Summary of work Done
This project went through two phases. The first was designing and implementing an experimental system based on Latent Semantic Indexing (LSI) Model.
The second was measuring the retrieval performance of this system applied to the Arabic language, trying to improve its performance. This improvement of the performance involved determining the problems faced and trying to handle them using the computational linguistics techniques.
An experimental IR system (ARS) was designed and implemented based on the LSI model. It was the first time to apply the LSI retrieval model to Arabic. In order to measure the impact of adding linguistic techniques to the LSI model, three experiments were conducted. The Indexing size was calculated and the retrieval performance was measured using precision, recall and Van Rijsbergen combined measure.

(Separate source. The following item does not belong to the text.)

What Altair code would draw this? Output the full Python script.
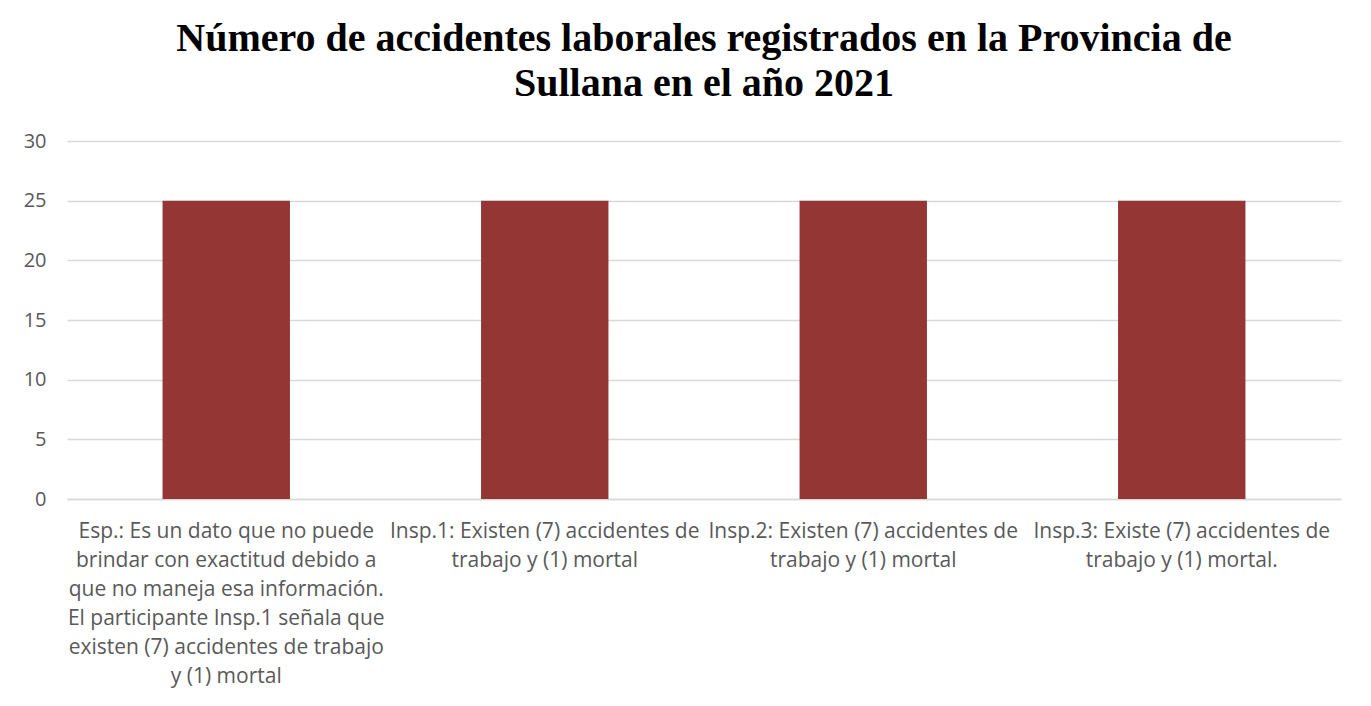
import altair as alt
import pandas as pd

categories = [
    "Esp.: Es un dato que no puede\nbrindar con exactitud debido a\nque no maneja esa información.\nEl participante Insp.1 señala que\nexisten (7) accidentes de trabajo\ny (1) mortal",
    "Insp.1: Existen (7) accidentes de\ntrabajo y (1) mortal",
    "Insp.2: Existen (7) accidentes de\ntrabajo y (1) mortal",
    "Insp.3: Existe (7) accidentes de\ntrabajo y (1) mortal.",
]
values = [25, 25, 25, 25]
y_ticks = [0, 5, 10, 15, 20, 25, 30]

df = pd.DataFrame({"cat": categories, "val": values})

label_font = "Open Sans"
grey = "#595959"

chart = alt.Chart(df).mark_bar(color="#943634").encode(
    x=alt.X(
        "cat:N",
        sort=categories,
        title=None,
        scale=alt.Scale(paddingInner=0.6, paddingOuter=0.3),
        axis=alt.Axis(
            labelAngle=0,
            labelExpr="split(datum.label, '\\n')",
            labelFont=label_font,
            labelFontSize=21,
            labelColor=grey,
            labelLineHeight=29,
            labelPadding=21,
            labelLimit=400,
            ticks=False,
            domainColor="#d9d9d9",
            domainWidth=1.5,
            grid=False,
        ),
    ),
    y=alt.Y(
        "val:Q",
        title=None,
        scale=alt.Scale(domain=[0, 30]),
        axis=alt.Axis(
            values=y_ticks,
            labelFont=label_font,
            labelFontSize=20,
            labelColor=grey,
            labelPadding=21,
            ticks=False,
            domain=False,
            gridColor="#d9d9d9",
            gridWidth=1.5,
        ),
    ),
).properties(
    width=1274,
    height=358,
    title=alt.TitleParams(
        text=[
            "Número de accidentes laborales registrados en la Provincia de",
            "Sullana en el año 2021",
        ],
        font="Liberation Serif",
        fontSize=40,
        fontWeight="bold",
        color="#000000",
        anchor="middle",
        lineHeight=45,
        offset=27,
    ),
    autosize=alt.AutoSizeParams(type="none"),
    padding={"left": 59, "top": 133, "right": 20, "bottom": 190},
).configure_view(stroke=None)

chart.save("out.html", embed_options={"renderer": "svg", "actions": False})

The first experiment was the core-system (i.e. LSI model only without any linguistic features). In this experiment, the size of indexing was a total of 7.69 MB of the disk space. The retrieval performance resulted in a high precision but a low recall. This means that, only small numbers of relevant documents were retrieved. Two problems aroused which are inflection and synonymy. The system achieved poor retrieval results concerning these two problems. Regarding the query-length, the retrieval performance of the system degraded gracefully as the query length increased. In the second experiment, an attempt to overcome the problem of inflection was made by adding some morphological features to the system using the morphological-normalization technique. In this experiment, the size of indexing was decreased to a 31% of the original size in the first experiment. Expanding the system with the morphological-normalization of keywords led to achieve high levels of precision and recall. Regarding the query length, the retrieval performance of the system decreased as the query length increased, especially for the precision measure. In the third experiment, an attempt to overcome the problem of word synonymy was made by adding some semantic features to the system using semantic-normalization technique. In this experiment, the size of indexing was decreased to 55% of the original size in the first experiment. Expanding the system with the semantic-normalization of keywords compared to the second experiment, led to an increase in recall (i.e. more relevant documents were retrieved) for an insubstantial average decrease in precision. Regarding the query length, the retrieval performance of the system decreased as the query length increased, especially for the precision measure. Finally, the model was evaluated in the light of the results of the three experiments.